His past use of electronic pop and lo-fi sounds, very similar to The Postal Service, have re-emerged in the new album. Electro-pop is now fused with a darker tone, as if met with some of Radiohead’s softer piano tracks (Pyramid Song or Videotape, for example). That is not to say nothing has changed; the added guitar overtones and a vastly improved drum beat make for an unpredictable sound. The sudden change from the early-dubstep sounding No Eyes, which relies on a repetitive synth rhythm and makes use of MPDs, is then met with the next track, Phaedra, which races in with its fast bass drums accompanied by a clean piano and some light Christmas bells. This complexity is incredibly brutal; the listener knows that the next song is going to be riddled with pessimism and entangled bleakness (in truth, it does), but it is not painfully obvious, it is delivered with imagination and dignity.

baths 2The lyrics themselves are unimaginably dark, detailing the young musician’s portrayal of pain and suffering. On the playful Miasma Sky, Wiesenfeld unnervingly asks ‘Are you maybe here to hurt myself?’ over the electro rhythm. On the propulsive Obituary, he murmurs, ‘Death pirouettes through the flicker of the wick and makes you sick’. The lyrics are expressed in certain sins and demons, detailing sexual fantasises, as found in Ironworks, relationships in Incompatible, and certain aspects of apathy in Ossuary.

As the lyrics get darker, his voice seems to quaver and shine through. The use of choral falsetto layers and an array of accompanied echoes create a complex environment with an incredible atmosphere. A sense of beauty and passion can be experienced from the lyrics, voice, and musical accompaniment.

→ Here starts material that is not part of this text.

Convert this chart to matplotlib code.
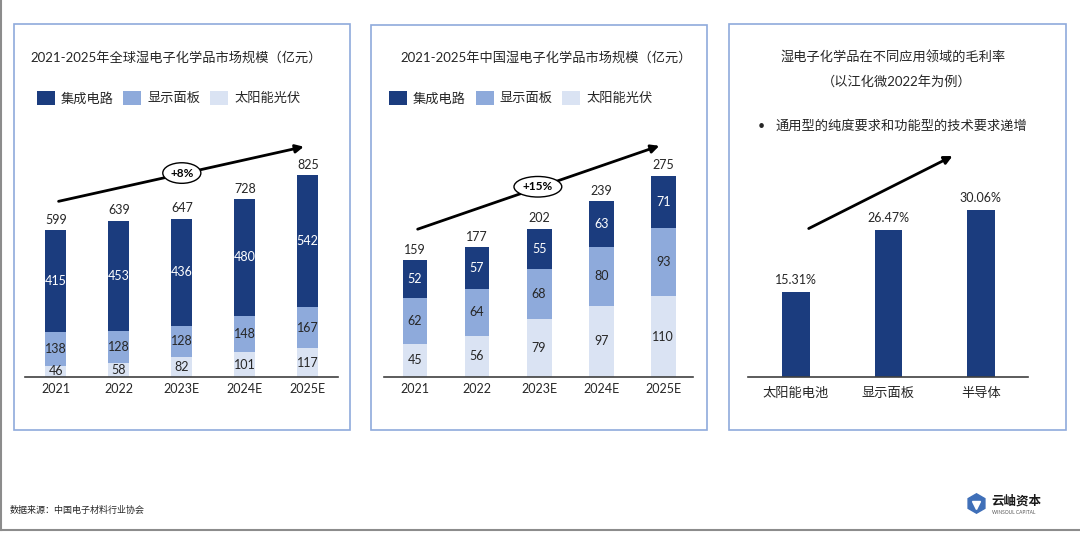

Every track on Obsidian seems to fall prey to two opposite layers which have been fused together; one, the bounce of the rhythmic dance synth and the tight drum beats, and the other, the grey echoes of the bass and melancholy piano. Both are incredibly different, yet with Wiesenfeld’s voice and lyrics, they merge to create a powerful picture. Both continuously struggle with each other, but it is this struggle which creates the complex purpose and emotion of such a talented, mature artist.